Brisbane, Australia – 25 June 2026 – SUBCO today announced Ready for Service (RFS) of SMAP, its 5,000 km Sydney–Melbourne–Adelaide–Perth hypercable. The milestone delivers the single largest transcontinental capacity upgrade Australia has seen in nearly 25 years.
“SMAP going live is the culmination of more than three years of hard work, and a landmark moment for Australia’s digital future. For the first time, the nation’s four major cities are connected by a single, fully armoured, high-capacity subsea system – delivering the resilience and scale that Australia’s digital economy, and its role as a connectivity hub for the Indo-Pacific, demands. This isn’t just an upgrade; it’s a generational reset for Australian infrastructure.” Bevan Slattery, Founder & Co-CEO, SUBCO
With 16 fibre pairs, full armouring, and space division multiplexing (SDM) technology, SMAP delivers more than 400 Tbps of capacity – making it one of the world’s largest undersea cable systems and Australia’s first hypercable. The system provides genuine route diversity and resilience across the Sydney–Perth corridor, including the first submarine cable to land in both Melbourne and Adelaide.
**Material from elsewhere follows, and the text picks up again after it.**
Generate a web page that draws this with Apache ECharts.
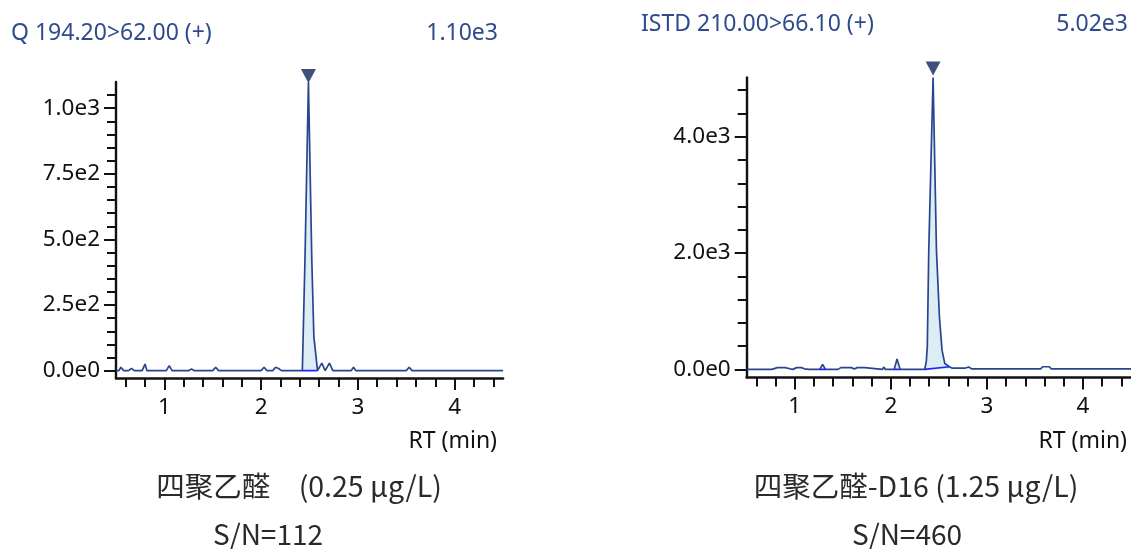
<!DOCTYPE html>
<html>
<head>
<meta charset="utf-8">
<script src="https://cdn.jsdelivr.net/npm/echarts@6/dist/echarts.min.js"></script>
<style>
html,body{margin:0;padding:0;background:#fff;}
#chart{width:1131px;height:549px;}
</style>
</head>
<body>
<div id="chart"></div>
<script>
// ---- data ----
const leftTitle = 'Q 194.20>62.00 (+)';
const leftMaxLabel = '1.10e3';
const rightTitle = 'ISTD 210.00>66.10 (+)';
const rightMaxLabel = '5.02e3';
const leftCaption = '四聚乙醛\u3000(0.25 μg/L)';
const leftSN = 'S/N=112';
const rightCaption = '四聚乙醛-D16 (1.25 μg/L)';
const rightSN = 'S/N=460';
const xAxisName = 'RT (min)';

const xLabelTicks = [1, 2, 3, 4];
const xMinorTicks = [0.6,0.8,1.0,1.2,1.4,1.6,1.8,2.0,2.2,2.4,2.6,2.8,3.0,3.2,3.4,3.6,3.8,4.0,4.2,4.4];

const leftYLabels = [0, 250, 500, 750, 1000];
const leftYMinor = [0,50,100,150,200,250,300,350,400,450,500,550,600,650,700,750,800,850,900,950,1000,1050];
const rightYLabels = [0, 2000, 4000];
const rightYMinor = [0,400,800,1200,1600,2000,2400,2800,3200,3600,4000,4400,4800];

const leftRT  = [0.50,0.53,0.55,0.58,0.63,0.66,0.69,0.77,0.80,0.82,1.02,1.05,1.08,1.25,1.28,1.31,1.50,1.53,1.56,2.00,2.03,2.06,2.12,2.15,2.18,2.21,2.426,2.453,2.489,2.524,2.545,2.583,2.627,2.662,2.706,2.741,2.93,2.955,2.98,3.12,3.14,3.16,3.50,3.53,3.56,4.50];
const leftInt = [0,0,13,0,0,9,0,0,25,0,0,19,0,0,6,0,0,13,0,0,13,0,0,13,8,0,0,420,1100,420,130,0,29,0,29,0,0,13,0,0,6,0,0,13,0,0];
const leftPeaks = [[2.426, 2.583]];
const leftBaseRT = [[2.426, 2.583]];
const leftBaseInt = [[0, 0]];
const leftApex = [2.489, 1100];

const rightRT  = [0.50,0.66,0.67,0.68,0.76,0.78,0.82,0.84,0.86,0.90,0.92,0.95,0.98,1.02,1.04,1.07,1.10,1.12,1.15,1.26,1.29,1.32,1.45,1.48,1.53,1.55,1.59,1.62,1.65,1.67,1.69,1.73,1.75,1.91,1.93,1.94,2.035,2.065,2.097,2.354,2.37,2.38,2.395,2.44,2.475,2.506,2.533,2.562,2.61,2.64,2.72,2.74,2.77,2.79,2.81,2.84,3.12,3.137,3.15,3.56,3.58,3.65,3.67,4.50];
const rightInt = [0,0,20,0,0,30,30,10,30,30,5,10,0,30,5,30,10,30,0,0,86,0,0,30,30,0,30,5,30,0,30,30,0,0,40,0,0,177,0,0,150,400,2050,5020,2050,900,330,100,45,20,20,35,20,20,40,10,10,40,10,10,45,45,10,10];
const rightPeaks = [[1.26, 1.32], [2.035, 2.097], [2.354, 2.61]];
const rightBaseRT = [[1.26, 1.32], [2.035, 2.097], [2.354, 2.61]];
const rightBaseInt = [[0, 0], [0, 0], [0, 45]];
const rightApex = [2.44, 5020];

// ---- style ----
const C_LINE = '#2a4590';
const C_FILL = '#dcedf5';
const C_BASE = '#2323ff';
const C_MARK = '#0e2358';
const C_TITLE = '#2f4b8e';
const C_AXIS = '#111111';
const FONT = '"Noto Sans", "Open Sans", sans-serif';
const CJK = '"Noto Sans CJK SC", "Noto Sans", sans-serif';

function fmtE(v) {
  if (v === 0) return '0.0e0';
  const e = Math.floor(Math.log10(Math.abs(v)) + 1e-9);
  return (v / Math.pow(10, e)).toFixed(1) + 'e' + e;
}

const grids = [
  { left: 116, top: 82, width: 387, height: 296 },
  { left: 746.7, top: 77.4, width: 386.7, height: 300 }
];
const yRanges = [[-28, 1100], [-138, 5020]];
const yLabelSets = [leftYLabels, rightYLabels];
const yMinorSets = [leftYMinor, rightYMinor];

const xAxes = [], yAxes = [];
grids.forEach((g, i) => {
  xAxes.push({
    type: 'value', gridIndex: i, position: 'bottom', min: 0.5, max: 4.5,
    axisLine: { show: true, onZero: false, lineStyle: { color: C_AXIS, width: 2.6 } },
    axisTick: { show: true, customValues: xMinorTicks, length: 9, lineStyle: { color: C_AXIS, width: 2 } },
    axisLabel: { show: true, customValues: xLabelTicks, margin: 18, fontSize: 22.5, fontFamily: FONT, color: C_AXIS },
    splitLine: { show: false }
  });
  xAxes.push({
    type: 'value', gridIndex: i, position: 'bottom', min: 0.5, max: 4.5,
    axisLine: { show: false, onZero: false },
    axisTick: { show: true, customValues: xLabelTicks, length: 12, lineStyle: { color: C_AXIS, width: 2 } },
    axisLabel: { show: false },
    splitLine: { show: false }
  });
  yAxes.push({
    type: 'value', gridIndex: i, position: 'left', min: yRanges[i][0], max: yRanges[i][1],
    axisLine: { show: true, onZero: false, lineStyle: { color: C_AXIS, width: 2.4 } },
    axisTick: { show: true, customValues: yMinorSets[i], length: 9, lineStyle: { color: C_AXIS, width: 2 } },
    axisLabel: { show: true, customValues: yLabelSets[i], margin: 16, fontSize: 22.5, fontFamily: FONT, color: C_AXIS, formatter: fmtE },
    splitLine: { show: false }
  });
  yAxes.push({
    type: 'value', gridIndex: i, position: 'left', min: yRanges[i][0], max: yRanges[i][1],
    axisLine: { show: false, onZero: false },
    axisTick: { show: true, customValues: yLabelSets[i], length: 12, lineStyle: { color: C_AXIS, width: 2 } },
    axisLabel: { show: false },
    splitLine: { show: false }
  });
});

const series = [];
function addChart(i, rt, inten, peaks, baseRT, baseInt, apex, markOffset) {
  const pts = rt.map((x, k) => [x, inten[k]]);
  const xi = i * 2, yi = i * 2;
  peaks.forEach(p => {
    series.push({
      type: 'line', xAxisIndex: xi, yAxisIndex: yi, silent: true, animation: false,
      showSymbol: false, data: pts.filter(d => d[0] >= p[0] - 1e-9 && d[0] <= p[1] + 1e-9),
      lineStyle: { width: 0, opacity: 0 }, areaStyle: { color: C_FILL, opacity: 1 }, z: 1
    });
  });
  series.push({
    type: 'line', xAxisIndex: xi, yAxisIndex: yi, silent: true, animation: false,
    showSymbol: false, data: pts, lineStyle: { color: C_LINE, width: 1.7 }, z: 2
  });
  baseRT.forEach((b, k) => {
    series.push({
      type: 'line', xAxisIndex: xi, yAxisIndex: yi, silent: true, animation: false,
      showSymbol: false, data: [[b[0], baseInt[k][0]], [b[1], baseInt[k][1]]],
      lineStyle: { color: C_BASE, width: 1.6 }, z: 3
    });
  });
  series.push({
    type: 'scatter', xAxisIndex: xi, yAxisIndex: yi, silent: true, animation: false, clip: false,
    symbol: 'triangle', symbolRotate: 180, symbolSize: [15, 14], symbolOffset: [0, markOffset],
    itemStyle: { color: C_MARK }, data: [apex], z: 4
  });
}
addChart(0, leftRT, leftInt, leftPeaks, leftBaseRT, leftBaseInt, leftApex, -6);
addChart(1, rightRT, rightInt, rightPeaks, rightBaseRT, rightBaseInt, rightApex, -9);

function txt(x, y, text, font, fill, align) {
  return { type: 'text', silent: true, style: { x: x, y: y, text: text, font: font, fill: fill, align: align || 'left', verticalAlign: 'middle' } };
}

const option = {
  backgroundColor: '#ffffff',
  animation: false,
  grid: grids,
  xAxis: xAxes,
  yAxis: yAxes,
  series: series,
  graphic: [
    txt(11, 33, leftTitle, '23px ' + FONT, C_TITLE, 'left'),
    txt(498, 33, leftMaxLabel, '23px ' + FONT, C_TITLE, 'right'),
    txt(641, 24, rightTitle, '23px ' + FONT, C_TITLE, 'left'),
    txt(1128, 24, rightMaxLabel, '23px ' + FONT, C_TITLE, 'right'),
    txt(497, 441, xAxisName, '23px ' + FONT, C_AXIS, 'right'),
    txt(1127, 441, xAxisName, '23px ' + FONT, C_AXIS, 'right'),
    txt(299, 486, leftCaption, '28.5px ' + CJK, '#2a2a2a', 'center'),
    txt(268, 534, leftSN, '28px ' + CJK, '#2a2a2a', 'center'),
    txt(916, 486, rightCaption, '28.5px ' + CJK, '#2a2a2a', 'center'),
    txt(907, 534, rightSN, '28px ' + CJK, '#2a2a2a', 'center')
  ]
};

const chart = echarts.init(document.getElementById('chart'), null, { renderer: 'canvas' });
chart.setOption(option);
</script>
</body>
</html>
For SMAP’s foundation customers, RFS marks the culmination of a shared journey. Some of SMAP’s foundation customers include 5GN, Swoop, Aussie Broadband, Cloudflare, GSL, Host Universal, Kinetix, Leaptel, Megaport, Telair and Virtutel.
“By coming on board early as a foundational customer of SMAP, we’re locking in the capacity, performance and resilience our customers will need for the next decade and beyond,” said Brad Parker, CTO at Aussie Broadband. “The hyperscale capacity and added redundancy allows us to move massive volumes of traffic between our capital city points-of-presence with lower latency, higher availability and far more headroom for growth.”
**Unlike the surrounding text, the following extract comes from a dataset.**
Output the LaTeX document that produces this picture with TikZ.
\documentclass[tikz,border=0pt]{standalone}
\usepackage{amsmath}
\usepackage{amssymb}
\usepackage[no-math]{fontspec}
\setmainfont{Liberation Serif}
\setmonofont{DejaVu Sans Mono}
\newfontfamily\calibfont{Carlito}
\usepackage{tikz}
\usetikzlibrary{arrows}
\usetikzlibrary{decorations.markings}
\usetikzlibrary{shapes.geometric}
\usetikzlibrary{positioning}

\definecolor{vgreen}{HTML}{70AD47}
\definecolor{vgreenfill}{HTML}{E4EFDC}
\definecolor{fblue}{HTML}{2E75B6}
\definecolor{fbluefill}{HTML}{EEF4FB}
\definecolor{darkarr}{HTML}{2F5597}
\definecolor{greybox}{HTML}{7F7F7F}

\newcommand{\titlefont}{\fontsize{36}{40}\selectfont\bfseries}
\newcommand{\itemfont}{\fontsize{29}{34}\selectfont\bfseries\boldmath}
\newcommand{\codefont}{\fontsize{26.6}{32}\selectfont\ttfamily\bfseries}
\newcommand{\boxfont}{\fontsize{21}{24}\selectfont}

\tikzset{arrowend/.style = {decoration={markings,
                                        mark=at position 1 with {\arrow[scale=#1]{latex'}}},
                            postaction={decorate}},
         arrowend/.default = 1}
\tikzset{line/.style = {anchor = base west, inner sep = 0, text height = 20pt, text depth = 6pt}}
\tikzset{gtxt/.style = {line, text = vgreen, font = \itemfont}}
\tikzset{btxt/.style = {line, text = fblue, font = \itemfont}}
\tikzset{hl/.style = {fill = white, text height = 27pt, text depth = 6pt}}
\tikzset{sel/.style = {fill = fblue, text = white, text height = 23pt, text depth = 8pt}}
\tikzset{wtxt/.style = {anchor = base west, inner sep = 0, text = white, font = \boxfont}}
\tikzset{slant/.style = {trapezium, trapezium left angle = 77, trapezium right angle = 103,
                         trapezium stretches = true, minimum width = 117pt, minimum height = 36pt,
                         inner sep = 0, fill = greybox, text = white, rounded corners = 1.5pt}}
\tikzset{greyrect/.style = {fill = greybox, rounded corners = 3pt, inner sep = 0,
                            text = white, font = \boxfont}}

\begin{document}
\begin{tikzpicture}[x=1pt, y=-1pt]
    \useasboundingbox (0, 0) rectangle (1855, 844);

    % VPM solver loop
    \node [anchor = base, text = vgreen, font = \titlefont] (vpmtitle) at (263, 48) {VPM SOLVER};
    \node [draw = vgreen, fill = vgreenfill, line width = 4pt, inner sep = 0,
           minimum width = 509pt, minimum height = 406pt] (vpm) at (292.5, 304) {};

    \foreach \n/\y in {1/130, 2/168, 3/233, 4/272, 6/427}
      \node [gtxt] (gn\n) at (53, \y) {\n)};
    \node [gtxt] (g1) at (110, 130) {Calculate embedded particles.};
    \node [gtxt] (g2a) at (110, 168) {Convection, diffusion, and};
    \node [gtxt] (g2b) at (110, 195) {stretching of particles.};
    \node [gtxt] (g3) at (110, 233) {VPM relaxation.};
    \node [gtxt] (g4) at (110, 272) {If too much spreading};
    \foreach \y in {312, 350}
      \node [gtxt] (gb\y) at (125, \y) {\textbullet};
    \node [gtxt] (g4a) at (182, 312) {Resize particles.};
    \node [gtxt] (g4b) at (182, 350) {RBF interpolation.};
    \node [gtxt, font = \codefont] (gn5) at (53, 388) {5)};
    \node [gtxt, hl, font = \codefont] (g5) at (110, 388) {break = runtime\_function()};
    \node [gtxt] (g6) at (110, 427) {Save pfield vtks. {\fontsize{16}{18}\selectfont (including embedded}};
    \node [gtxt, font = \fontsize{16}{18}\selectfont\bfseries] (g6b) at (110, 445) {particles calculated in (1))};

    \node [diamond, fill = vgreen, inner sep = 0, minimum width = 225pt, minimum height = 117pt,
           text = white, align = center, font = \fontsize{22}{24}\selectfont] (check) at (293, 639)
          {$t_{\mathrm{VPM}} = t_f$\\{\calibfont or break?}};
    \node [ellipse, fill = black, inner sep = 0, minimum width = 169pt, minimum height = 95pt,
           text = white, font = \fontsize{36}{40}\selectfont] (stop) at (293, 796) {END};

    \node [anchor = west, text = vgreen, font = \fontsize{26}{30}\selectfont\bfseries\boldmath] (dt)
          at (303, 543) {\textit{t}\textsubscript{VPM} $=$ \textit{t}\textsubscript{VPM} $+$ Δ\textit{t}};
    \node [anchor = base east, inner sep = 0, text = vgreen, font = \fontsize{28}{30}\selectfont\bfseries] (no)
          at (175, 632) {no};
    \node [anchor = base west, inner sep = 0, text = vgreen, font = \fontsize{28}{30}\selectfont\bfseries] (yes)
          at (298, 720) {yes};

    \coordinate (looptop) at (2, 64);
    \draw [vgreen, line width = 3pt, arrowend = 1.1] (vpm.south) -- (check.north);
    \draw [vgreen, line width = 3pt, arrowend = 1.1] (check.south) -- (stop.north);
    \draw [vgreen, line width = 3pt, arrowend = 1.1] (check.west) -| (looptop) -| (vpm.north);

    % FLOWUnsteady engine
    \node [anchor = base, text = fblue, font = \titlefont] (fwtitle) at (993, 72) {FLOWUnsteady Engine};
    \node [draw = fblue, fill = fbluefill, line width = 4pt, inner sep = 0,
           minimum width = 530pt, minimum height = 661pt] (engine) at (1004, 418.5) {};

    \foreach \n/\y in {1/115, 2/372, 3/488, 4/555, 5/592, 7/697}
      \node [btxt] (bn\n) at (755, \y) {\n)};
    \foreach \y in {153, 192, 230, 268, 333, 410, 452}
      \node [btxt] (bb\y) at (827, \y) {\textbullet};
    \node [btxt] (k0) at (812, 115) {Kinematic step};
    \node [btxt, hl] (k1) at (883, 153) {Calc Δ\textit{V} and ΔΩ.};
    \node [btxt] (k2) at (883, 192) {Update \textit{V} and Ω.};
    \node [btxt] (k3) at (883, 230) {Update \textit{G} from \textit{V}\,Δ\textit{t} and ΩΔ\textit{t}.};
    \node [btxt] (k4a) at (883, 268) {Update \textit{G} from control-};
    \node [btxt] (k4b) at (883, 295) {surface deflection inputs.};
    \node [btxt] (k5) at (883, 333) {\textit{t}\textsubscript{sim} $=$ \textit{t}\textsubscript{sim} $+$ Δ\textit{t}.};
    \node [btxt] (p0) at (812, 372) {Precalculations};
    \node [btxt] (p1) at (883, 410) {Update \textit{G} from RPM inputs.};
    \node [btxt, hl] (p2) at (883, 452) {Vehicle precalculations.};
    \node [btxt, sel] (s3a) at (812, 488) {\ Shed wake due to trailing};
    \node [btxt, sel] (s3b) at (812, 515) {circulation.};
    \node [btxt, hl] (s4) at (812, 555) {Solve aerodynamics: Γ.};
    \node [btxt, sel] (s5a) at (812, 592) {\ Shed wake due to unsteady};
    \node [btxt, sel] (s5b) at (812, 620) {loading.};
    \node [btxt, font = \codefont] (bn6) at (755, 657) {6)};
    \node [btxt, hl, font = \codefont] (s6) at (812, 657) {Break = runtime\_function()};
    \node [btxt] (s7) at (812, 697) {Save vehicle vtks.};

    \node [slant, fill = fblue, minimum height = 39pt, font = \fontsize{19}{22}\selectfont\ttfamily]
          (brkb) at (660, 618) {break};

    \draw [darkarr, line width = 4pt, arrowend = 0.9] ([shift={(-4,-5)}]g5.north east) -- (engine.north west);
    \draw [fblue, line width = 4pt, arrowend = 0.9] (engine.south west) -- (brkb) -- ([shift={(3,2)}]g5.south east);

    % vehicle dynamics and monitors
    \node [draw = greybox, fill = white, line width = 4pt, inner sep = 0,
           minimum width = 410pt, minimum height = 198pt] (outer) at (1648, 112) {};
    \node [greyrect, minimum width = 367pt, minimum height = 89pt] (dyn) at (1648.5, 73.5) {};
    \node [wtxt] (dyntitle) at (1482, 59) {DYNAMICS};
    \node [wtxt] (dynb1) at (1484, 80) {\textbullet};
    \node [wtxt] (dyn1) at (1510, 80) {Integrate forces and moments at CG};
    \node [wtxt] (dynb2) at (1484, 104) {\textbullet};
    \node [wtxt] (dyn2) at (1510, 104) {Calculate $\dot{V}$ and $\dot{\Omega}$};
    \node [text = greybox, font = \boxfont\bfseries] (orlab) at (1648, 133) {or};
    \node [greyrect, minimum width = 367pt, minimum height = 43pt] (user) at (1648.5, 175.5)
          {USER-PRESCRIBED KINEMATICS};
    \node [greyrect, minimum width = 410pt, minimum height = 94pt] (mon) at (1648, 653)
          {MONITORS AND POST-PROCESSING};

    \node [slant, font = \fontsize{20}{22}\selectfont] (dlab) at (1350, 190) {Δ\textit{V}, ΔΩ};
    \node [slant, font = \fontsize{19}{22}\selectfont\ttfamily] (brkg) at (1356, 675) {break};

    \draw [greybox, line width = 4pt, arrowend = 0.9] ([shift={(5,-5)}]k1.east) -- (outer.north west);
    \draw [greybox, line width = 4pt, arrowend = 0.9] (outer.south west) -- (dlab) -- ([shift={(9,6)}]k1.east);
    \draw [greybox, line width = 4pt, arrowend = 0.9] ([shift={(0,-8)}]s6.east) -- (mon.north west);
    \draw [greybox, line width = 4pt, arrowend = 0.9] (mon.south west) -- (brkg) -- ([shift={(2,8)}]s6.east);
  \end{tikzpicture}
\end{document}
Damian Matacz, Director, Network Strategy at Cloudflare said: “A better Internet is built on resilient infrastructure. SMAP gives Cloudflare diverse new domestic paths across Australia – strengthening our network and elevating the experience for everyone our customers serve.”
Brendan Halley, Host Universal, said: “SUBCO have always been forward-thinking in how they design and operate their cable systems. SMAP is a standout example of that, delivering the resilient, sovereign infrastructure Australia needs. We’re proud to continue our relationship as a foundation partner.”
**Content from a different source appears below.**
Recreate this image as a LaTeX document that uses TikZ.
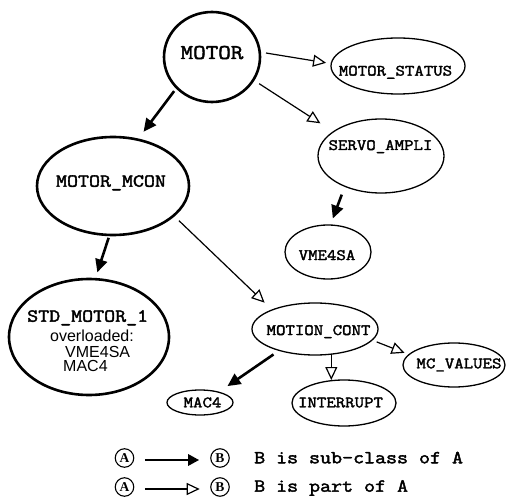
\documentclass[tikz,border=0pt]{standalone}
\usepackage{fontspec}
\setmainfont{Liberation Sans}
\newfontfamily\serifl{Liberation Serif}
\newfontfamily\cour{Latin Modern Mono}[FakeBold=2.2,FakeStretch=1.16]
\usetikzlibrary{arrows.meta,shapes.geometric}
\begin{document}
\begin{tikzpicture}[x=1pt,y=-1pt,
  thickel/.style={draw, ellipse, line width=2.6pt, inner sep=0pt, outer sep=0pt},
  thinel/.style={draw, ellipse, line width=1.3pt, inner sep=0pt, outer sep=0pt},
  lbl/.style={font=\cour\fontsize{15.8}{15.8}\selectfont, anchor=base, inner sep=0pt},
  biglbl/.style={font=\cour\fontsize{18.4}{18.4}\selectfont, inner sep=0pt},
  sanslbl/.style={font=\fontsize{16}{16}\selectfont, anchor=base west, inner sep=0pt},
  circ/.style={draw, circle, line width=1.1pt, minimum size=18.5pt, inner sep=0pt,
    font=\serifl\bfseries\fontsize{13.5}{13.5}\selectfont},
  subclass/.style={line width=2.6pt, -{Triangle[length=13pt,width=12pt]}},
  partof/.style={line width=1.2pt, -{Triangle[open,length=13pt,width=12pt]}},
]
\useasboundingbox (0,0) rectangle (506,497);

% nodes
\node[thickel, minimum width=96pt, minimum height=90pt] (motor) at (212,57) {};
\node[thinel, minimum width=134pt, minimum height=56pt] (status) at (398,66) {};
\node[thinel, minimum width=126pt, minimum height=74pt] (servo) at (381,156) {};
\node[thinel, minimum width=86pt, minimum height=54pt] (vme) at (328,252) {};
\node[thickel, minimum width=152pt, minimum height=98pt] (mcon) at (113,186) {};
\node[thickel, minimum width=160pt, minimum height=116pt] (std) at (89,337) {};
\node[thinel, minimum width=126pt, minimum height=52pt] (motion) at (315,329) {};
\node[thinel, minimum width=102pt, minimum height=44pt] (mcval) at (454,365) {};
\node[thinel, minimum width=66pt, minimum height=25pt] (mac) at (200,402.5) {};
\node[thinel, minimum width=104pt, minimum height=46pt] (intr) at (344,403) {};

% texts
\node[lbl, font=\cour\fontsize{21}{21}\selectfont] (tmotor) at (212,59) {MOTOR};
\node[lbl] (tstatus) at (395.5,75.6) {MOTOR\_STATUS};
\node[lbl] (tservo) at (380.5,150) {SERVO\_AMPLI};
\node[lbl] (tvme) at (327,260) {VME4SA};
\node[biglbl, anchor=base] (tmcon) at (111,186.7) {MOTOR\_MCON};
\node[biglbl, anchor=base west] (tstd) at (27,321.7) {STD\_MOTOR\_1};
\node[sanslbl] (tover) at (50,341.7) {overloaded:};
\node[sanslbl] (tovme) at (65,357.3) {VME4SA};
\node[sanslbl] (tomac) at (63,371.7) {MAC4};
\node[lbl] (tmotion) at (318.5,335) {MOTION\_CONT};
\node[lbl] (tmcval) at (459,368.3) {MC\_VALUES};
\node[lbl] (tmac) at (202.5,407.3) {MAC4};
\node[lbl] (tintr) at (340.5,407.3) {INTERRUPT};

% connectors
\draw[partof, shorten <=6.4pt, shorten >=5.2pt] (motor.6.3) -- (status.178.4);
\draw[partof, shorten <=7pt, shorten >=15.5pt] (motor.-29.9) -- (servo.153.4);
\draw[subclass, shorten <=4.4pt, shorten >=9.8pt] (motor.221.8) -- (mcon.62.2);
\draw[subclass, shorten <=3pt, shorten >=7.2pt] (mcon.-94.4) -- (std.84.7);
\draw[partof, shorten <=7.4pt, shorten >=10.5pt] (mcon.-26.2) -- (motion.156.5);
\draw[subclass, shorten <=8.9pt, shorten >=7pt] (servo.-140.1) -- (vme.85);
\draw[subclass, shorten <=7.1pt, shorten >=10.7pt] (motion.-149.2) -- (mac.29);
\draw[partof] (motion.-57.4) -- (motion.-57.4 |- intr.north);
\draw[partof, shorten <=5pt, shorten >=4.8pt] (motion.-11) -- (mcval.167.8);

% legend
\node[circ] (la1) at (124.5,458) {A};
\node[circ] (lb1) at (220,458) {B};
\node[circ] (la2) at (124.5,487) {A};
\node[circ] (lb2) at (220,487) {B};
\draw[subclass, line width=2.8pt, -{Triangle[length=11pt,width=11pt]}, shorten <=10.5pt, shorten >=11pt] ([yshift=-2pt]la1.east) -- ([yshift=-2pt]lb1.west);
\draw[partof, shorten <=10.5pt, shorten >=10.5pt] ([yshift=-2pt]la2.east) -- ([yshift=-2pt]lb2.west);
\node[biglbl, anchor=base west] (leg1) at (254,463.3) {B is sub-class of A};
\node[biglbl, anchor=base west] (leg2) at (254,491.7) {B is part of A};
\end{tikzpicture}
\end{document}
James Howell, Director at Kinetix, said: “We would like to thank Bevan and the team for bringing this amazing capability to Australia to support continued growth of capacity and low latency across this great country.”
David Allen, Managing Director at Virtutel, said: “It just ticks every single box for redundancy and for additional network builds for the future.”
Matthew Enger, CEO at Leaptel, said: “We’re rapidly growing, particularly in WA, and SMAP gave us a clear pathway for both resilience and capacity.”
Edward Wenman, Managing Director at Telair, said: “Becoming a SUBCO foundation customer on SMAP is a significant move in future-proofing Telair’s network and the services we deliver to our customers. It positions us to meet rising demand for capacity and resilience well into the future, with a trusted partner.”
Joe Demase, Managing Director at 5GN, said: “We’ve had a long history with SUBCO and buying capacity with Indigo Central and West. Competitively priced, good service and another option, another route is always good to have.”
Tom Berryman, CTO at Swoop, said: “Our partnership with SUBCO is built on a shared commitment to performance, reliability and customer outcomes. The team has consistently demonstrated deep technical expertise and a collaborative approach, helping support our network growth and long-term connectivity strategy. As a foundation customer of SMAP, we’re excited to continue working together as the network expands and creates new opportunities for customers across Australia.”
Tasmania Branch
Earlier this month, SUBCO announced extension of the SMAP cable into Tasmania, delivering genuine route diversity to the state for the first time and ending dependence on Victorian termination points. Direct access to SMAP will provide the low-latency, high-capacity connectivity that large-scale GPU workloads require, a critical enabler for the AI infrastructure ecosystem rapidly taking shape in the state.
The Tasmanian branch is expected to be operational Q2 2027.